Situation semantics created a richer semantic model in which the denotation of propositions was not collapsed to mere truth values, but was taken to be 'complex collections of relationships between entities and attributes at a location in time'. But still, intentionality and agency were either missing or untheorised.
I have always thought that building models of agency in paradigms drawn from economics and games theory was likely to be more promising. After all, isn't evolution just applied microeconomics? The result will be mathematical models capable of providing semantic valuations for formalised languages, but they will also constitute theories of human-style social psychology.
This must be the next big thing after todays' evolutionary psychology, surely?
A related point.
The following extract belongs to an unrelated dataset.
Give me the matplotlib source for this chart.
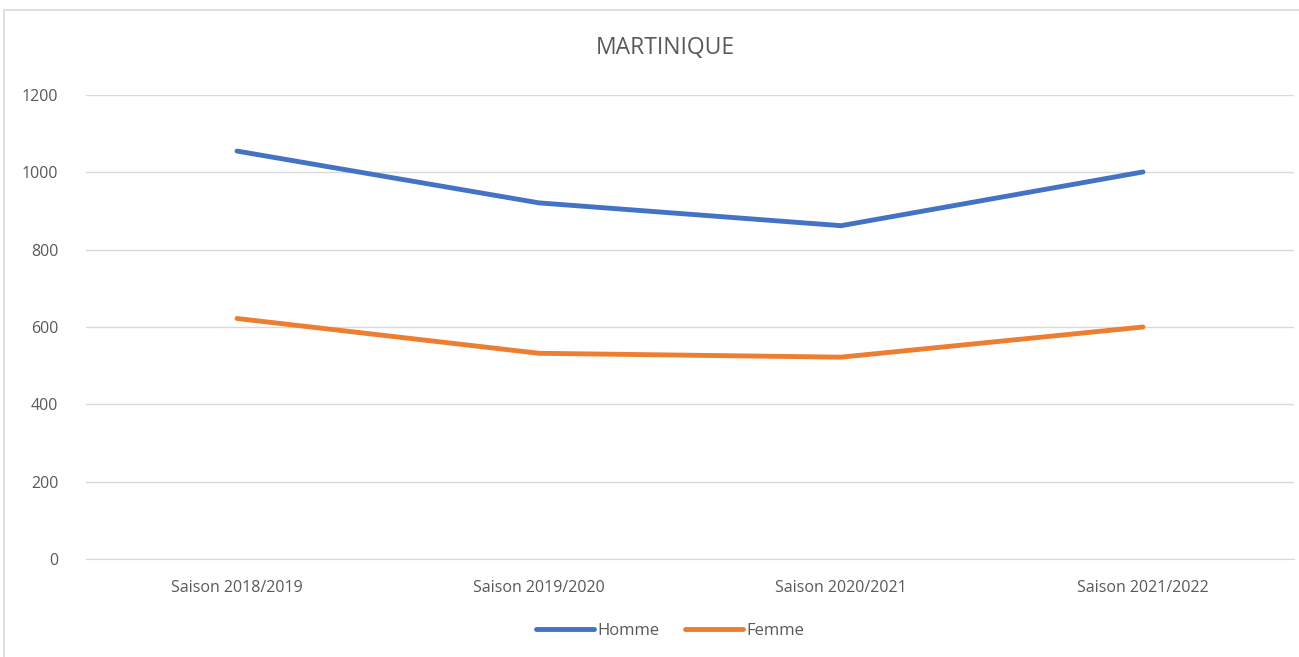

Religions are also a public protocol, dual to something more hidden in the ecology of groups and social psychology. As they say, it was no accident that the great monotheistic religions developed 2-3,000 years ago at the onset of the agrarian revolution (+ the zerotheistic Buddhism and philosophical Taoism).
The God of the Old Testament (shared by Jews, Christians and Muslims) is unquestionably a muscular, patriarchic entity bestriding a dominance hierarchy - the embodiment of the agrarian pre-state embodying rules rather than the arbitrary dictates of the current warlord.
Note: Islam was later refined through a nomadic honour culture, while the New Testament represented a transactional innovation, a subversive, but constrained ideology in the interstices of the Roman Empire (Crossan). It is unlikely that Jesus would have signed up to the later evolution of 'Christianity' as an arm of that very same empire.
The principles underlying Buddhism and 'philosophical Taoism' are also transactional. Is this anything to do with the proposed greater cooperation found in east-asiatic sociaties, based on selection pressures for these traits during the time of the last ice-age (c.f. Richard Lynn, here)?